PMS players experiment with pay-only-for-profit model, skip fixed fees

People who manage investment portfolios of the rich are increasingly pitching for a model where they are only paid for the profits they make.

Investors typically pay portfolio management services (PMS) providers an annual fixed fee of around 2 per cent of the money they manage. They also pay them a share of the profits made. This is usually around 20 per cent of gains above a certain threshold. This ‘two and 20’ model is giving way to a ‘zero and 20’ model, according to industry experts.

“We are increasingly seeing a trend wherein a service provider is willing to forgo fixed fees and agree to only ‘profit-share’. Essentially, the investor has to pay only when the returns are above the hurdle rate. Under this, there is onus on the fund manager to generate returns,” said Roopali Prabhu, director-head of investment products, Sanctum Wealth Management.

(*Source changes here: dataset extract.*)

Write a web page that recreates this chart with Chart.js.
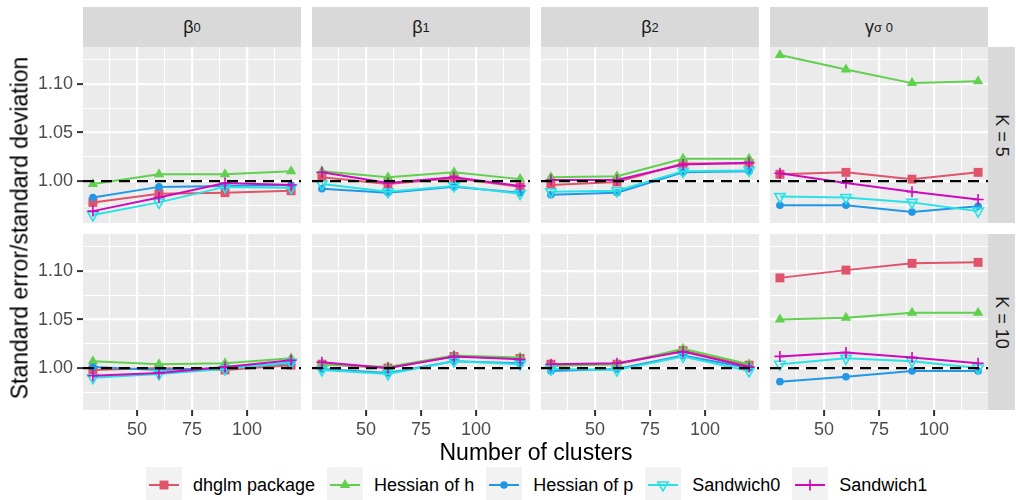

“We have recently launched a zero fixed fee model,” said Akhil Chaturvedi, associate director-head-sales and distribution at Motilal Oswal Asset Management Company — one of India’s largest PMS players.  He said the model, which is on a select distribution channel basis, was started three months ago. The idea was to encourage investors to not desist from investing in equities merely due to fees being levied in volatile times. Such investors would pay a certain percentage on profits on annual basis only when a certain basic hurdle on return is achieved, which in this case is 6 per cent.

Typically, the hurdle rate can vary between 6 per cent and 10 per cent, depending on different variable fee models. Others in the industry are also likely to see similar zero fixed fee models, said Chaturvedi.

Daniel G M, founder-director at industry tracker PMSBazaar, said the balance has shifted in favour of investors from portfolio managers. Regulatory changes, such as the introduction of a direct option, are also a tailwind. The emergence of a pay-only-for-profit model to challenge the fixed fee model will not be a temporary trend, as investors are now evaluating fees and not just the performance. “This will also co-exist,” he said.

The model has emerged during a period of regulatory change.

The Securities and Exchange Board of India recently doubled the minimum investment size to Rs 50 lakh. It also raised the net worth requirement from Rs 2 crore to Rs 5 crore.

A circular on recent changes also mentioned introducing a direct plan. This would mean investors can enter into a scheme without recourse to a distributor.

“Portfolio managers shall provide an option to clients to be on-boarded directly, without intermediation of persons engaged in distribution services. Portfolio managers shall prominently   disclose in their disclosure documents, marketing material and on their website, about the option for direct on– boarding,” said the circular dated February 13.

A large portion of the fixed fee in the first three years after an investor came on board often went to distributors, according to industry sources. The creation of a direct plan removes the need for high fixed fees. However, others also feel that given the limited presence and employee strength of these asset managers, a distribution network and appropriate fees may be necessary to garner assets.